« Qui va nous gouverner : le capitalisme de la surveillance ou la démocratie ? » Mardi 19 novembre était marqué par un événement organisé par la CNIL et la CNCTR, explorant les enjeux de la surveillance à travers le thème « La surveillance dans tous ses états. Quelle éthique pour protéger nos libertés ? ». L’objectif était de faire le point sur l’état actuel de la surveillance en France et dans le monde, tout en interrogeant son évolution future.
Marie-Laure Denis, présidente de la CNIL, a souligné que nous avons évolué d’une « surveillance d’État » à une « société de la surveillance ». Auparavant, l’État était « le seul acteur capable de mobiliser des ressources financières, humaines et techniques à grande échelle pour ce type de surveillance ».
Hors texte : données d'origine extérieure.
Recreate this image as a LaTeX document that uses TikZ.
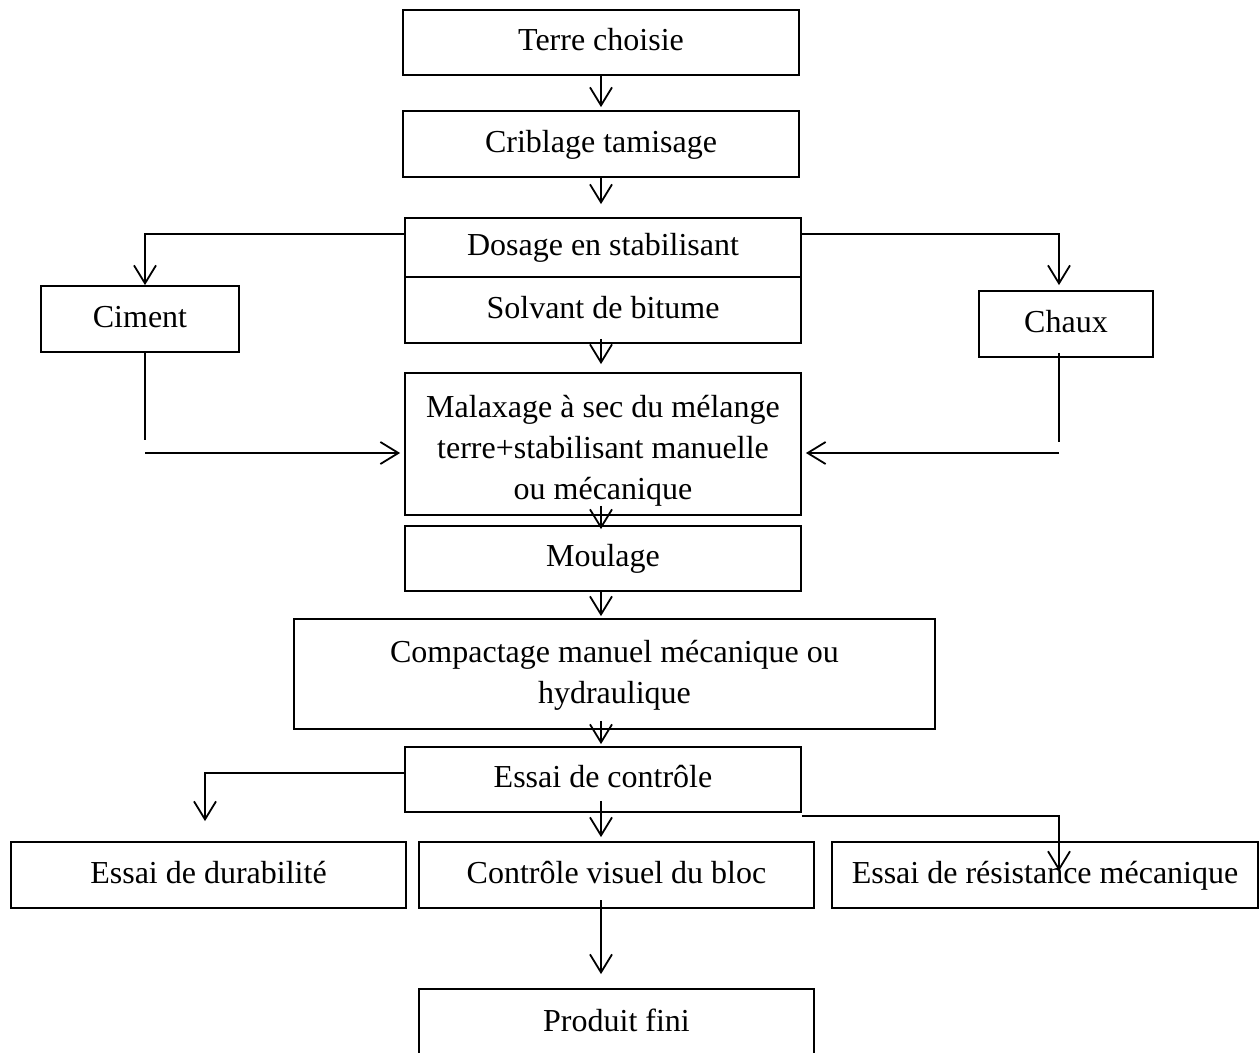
\documentclass[tikz,border=0pt]{standalone}
\usepackage{fontspec}
\setmainfont{Liberation Serif}
\usetikzlibrary{arrows.meta}
\begin{document}
\begin{tikzpicture}[x=1pt,y=-1pt,
  txt/.style={align=center, inner sep=0pt,
    font=\fontsize{32}{41}\selectfont, execute at begin node=\strut},
  box/.style={txt, draw, line width=1.8pt},
  arr/.style={line width=1.8pt, -{Straight Barb[length=18pt,width=22pt,line width=1.8pt]}},
  ln/.style={line width=1.6pt}]
\useasboundingbox (0,0) rectangle (1260,1052);
\fill[white] (0,0) rectangle (1260,1052);
\clip (0,0) rectangle (1260,1052);

\node[box, minimum width=396pt, minimum height=65pt] (T) at (601,42.5) {Terre choisie};
\node[box, minimum width=396pt, minimum height=66pt] (C) at (601,144) {Criblage tamisage};
\node[box, minimum width=396pt, minimum height=59pt] (D) at (603,247.5) {Dosage en stabilisant};
\node[box, minimum width=396pt, minimum height=66pt] (S) at (603,310) {Solvant de bitume};
\node[box, minimum width=396pt, minimum height=142pt] (M) at (603,444) {};
\node[txt] (Mt) at (603,453.5) {Malaxage à sec du mélange\\terre+stabilisant manuelle\\ou mécanique};
\node[box, minimum width=396pt, minimum height=65pt] (Mo) at (603,558.5) {Moulage};
\node[box, minimum width=641pt, minimum height=110pt] (Co) at (614.5,674) {};
\node[txt] (Cot) at (614.5,678) {Compactage manuel mécanique ou\\hydraulique};
\node[box, minimum width=396pt, minimum height=65pt] (E) at (603,779.5) {Essai de contrôle};
\node[box, minimum width=198pt, minimum height=66pt] (Ci) at (140,319) {Ciment};
\node[box, minimum width=174pt, minimum height=66pt] (Ch) at (1066,324) {Chaux};
\node[box, minimum width=395pt, minimum height=66pt] (Du) at (208.5,875) {Essai de durabilité};
\node[box, minimum width=395pt, minimum height=66pt] (V) at (616.5,875) {Contrôle visuel du bloc};
\node[box, minimum width=426pt, minimum height=66pt] (R) at (1045,875) {Essai de résistance mécanique};
\node[box, minimum width=395pt, minimum height=68pt] (P) at (616.5,1023) {Produit fini};

\coordinate (cl) at (145,440);
\coordinate (cla) at (145,453);
\coordinate (cr) at (1059,442);
\coordinate (cra) at (1059,453);
\coordinate (rt) at (1059,871);
\coordinate (vx) at (601,900);

% main chain
\draw[arr, shorten >=3pt] (T.south) -- (C.north);
\draw[arr, shorten >=13pt] (C.south) -- (C.south |- D.north);
\draw[arr, shorten <=-5pt, shorten >=8pt] (S.south -| C.south) -- (C.south |- M.north);
\draw[arr, shorten <=-10pt, shorten >=-4pt] (M.south -| C.south) -- (C.south |- Mo.north);
\draw[arr, shorten >=2pt] (Mo.south -| C.south) -- (C.south |- Co.north);
\draw[arr, shorten <=-9pt, shorten >=2pt] (Co.south -| C.south) -- (C.south |- E.north);
\draw[arr, shorten <=-12pt, shorten >=4pt] (E.south -| C.south) -- (C.south |- V.north);
\draw[arr, shorten >=14pt] (vx) -- (vx |- P.north);

% stabilisant branches
\draw[arr, ln] ([yshift=13.5pt]D.west) -| ([xshift=5pt]Ci.north);
\draw[ln] ([xshift=5pt]Ci.south) -- (cl);
\draw[arr, shorten >=4pt] (cla) -- (M.west |- cla);
\draw[arr, ln, shorten >=5pt] ([yshift=13.5pt]D.east) -| ([xshift=-7pt]Ch.north);
\draw[ln] ([xshift=-7pt,yshift=5pt]Ch.south) -- (cr);
\draw[arr, shorten >=4pt] (cra) -- (M.east |- cra);

% essai branches
\draw[arr, ln, shorten >=20pt] ([yshift=6.5pt]E.west) -| ([xshift=-3.5pt]Du.north);
\draw[arr, ln] ([yshift=-3pt]E.south east) -| (rt);
\end{tikzpicture}
\end{document}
Aujourd’hui, la surveillance revêt plusieurs formes : elle inclut non seulement la surveillance d’État, mais aussi «la surveillance commerciale ou entre particuliers, orchestrée par une multitude d’acteurs — des “Little Brothers” ». Cette évolution découle de « l’économie des plateformes, des technologies intelligentes, et de la prolifération des écrans », selon la présidente de la CNIL.
Une Société Dépendante du Numérique
Lors de cet événement, des experts de renom, dont Shoshana Zuboff, professeure émérite à la Harvard Business School et autrice de L’âge du capitalisme de surveillance, ont été invités à partager leurs perspectives.
Intervention à distance de @shoshanazuboff,
sociologue et professeure émérite à la @HarvardHBS#CNIL_air2024 pic.twitter.com/hUW7dEGshB— CNIL (@CNIL) November 19, 2024
Zuboff a discuté du « capitalisme de surveillance ». Elle a expliqué que ce phénomène est né dans « une civilisation de l’information », avec une explosion du stockage numérique des données, passant de 1 % en 1986 à 100 % en 2013. Elle affirme que toute communication doit désormais passer par le numérique, et ceux qui ne s’y conforment pas sont « exclus de la société ».
L’Origine du Capitalisme de Surveillance
Selon Zuboff, le capitalisme de surveillance a émergé chez Google au début de l’ère Internet. Alors un moteur de recherche gratuit, Google cherchait à générer des profits. Dans les années 2000, Google a découvert que les « déchets de données » laissés par les utilisateurs pouvaient prédire leurs comportements futurs. Cette innovation a ouvert la voie à l’utilisation des données pour la publicité ciblée.
Le Secret du Succès de Google
Une fois ce modèle implanté, Google a vu ses profits exploser. Cependant, l’entreprise a réalisé que la transparence sur l’utilisation des données pourrait susciter la colère des utilisateurs et attirer l’attention des législateurs, d’où la mise en place d’une « stratégie cachée » pour garder ce processus discret.
Zuboff affirme que la collecte de données à l’insu des utilisateurs est « littéralement du vol ». Cependant, ce modèle a été adopté par l’ensemble du secteur technologique, transformant le capitalisme de surveillance en une norme économique.
Capitalisme de Surveillance : Une Influence Mondiale
Le modèle économique du capitalisme de surveillance, initié par Google, s’est répandu dans toute l’économie, y compris dans l’industrie automobile, où les capteurs et caméras des voitures modernes sont devenus des outils de surveillance mobile.
Des Effets Nocifs sur la Démocratie
Cette situation a eu des répercussions sur la démocratie, notamment en érodant la vie privée. Les données personnelles sont revendues des centaines de fois par jour, et la désinformation prospère dans un environnement où la communication est dominée par ces géants technologiques.
Vers une Révolution Réglementaire?
Malgré les tentatives de régulation, comme le RGPD en Europe, Zuboff estime que ces mesures légitiment en fait le capitalisme de surveillance. Elle suggère que l’abolition de ce modèle pourrait être nécessaire pour préserver la démocratie, comparant cette situation aux abolitions historiques de l’esclavage et du travail des enfants.
Internet : Une Prison Sans Barreaux
Zuboff conclut que l’Internet actuel est une « prison de la surveillance sans barreaux ni sortie ». Elle appelle à reconnaître les dangers du capitalisme de surveillance et à envisager son abolition pour protéger les valeurs démocratiques.
Note : L’intervention de Shoshana Zuboff a été traduite et diffusée en français durant l’événement.